A smart approach for private buyers

If you want to buy quietly in Roslyn, the goal is not secrecy for its own sake. The goal is to reduce friction, control exposure, and make informed decisions in a market where the best opportunities may move quickly.

With the right strategy, you can pursue office exclusive opportunities, schedule tightly managed tours, protect your digital footprint, and complete serious due diligence without turning your home search into public news. If you want a calm, confidential approach tailored to Roslyn and the North Shore, Dalia Elison offers discreet guidance designed for private buyers who value precision, professionalism, and white-glove service.

FAQs

Can you buy a home in Roslyn without it being publicly marketed?

  • Yes.

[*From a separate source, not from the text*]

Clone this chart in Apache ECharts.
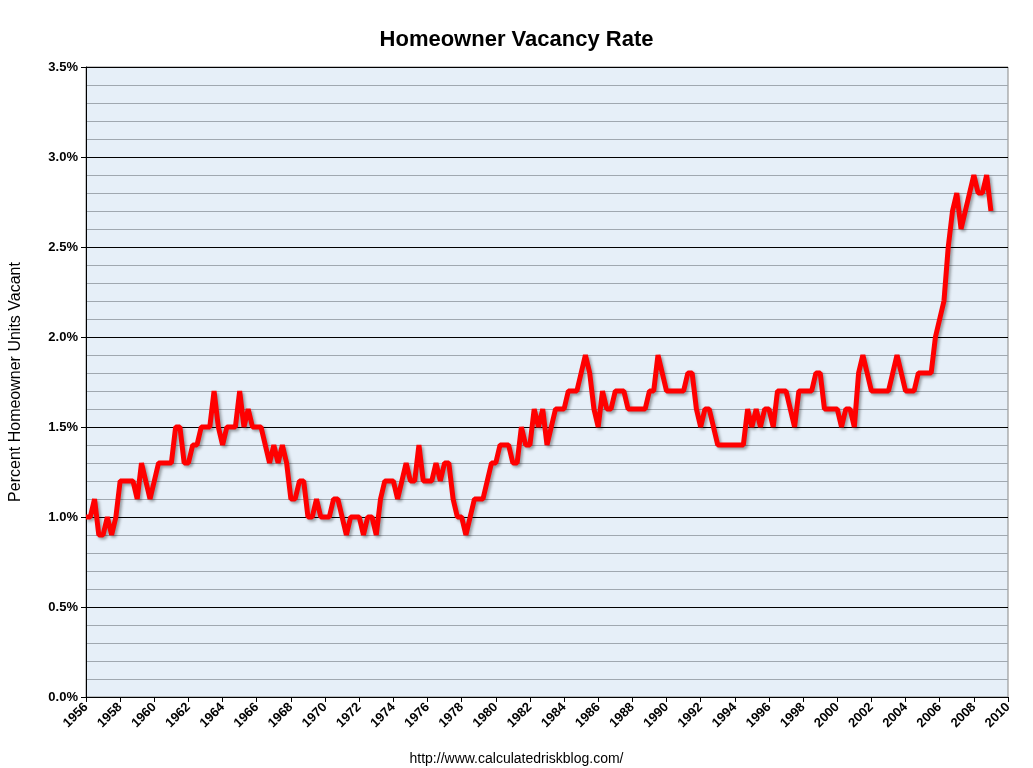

According to NAR, a seller can choose an office exclusive exempt listing, which is not publicly marketed, or a delayed marketing exempt listing, which limits broader online advertising for a set period.

Does off-market mean a Roslyn home leaves no online trail?

  • No. NAR notes that listing photos and property history can remain online even after a property is sold or withdrawn.

Are Roslyn real estate records private after closing?

  • No. The Nassau County Clerk maintains recorded real estate transaction documents, and those records are available to the public and the title industry.

Why is local due diligence important when buying in Roslyn?

  • Roslyn has permit requirements and, in many areas, historic or scenic overlay review. Buyers should verify permit history, approvals, and related documents before moving ahead.

Should you only search within the Village of Roslyn for a discreet purchase?

  • Not necessarily. The broader Roslyn area includes nearby communities such as Roslyn Estates, Roslyn Harbor, North Hills, Flower Hill, and Roslyn Heights, which may offer additional options.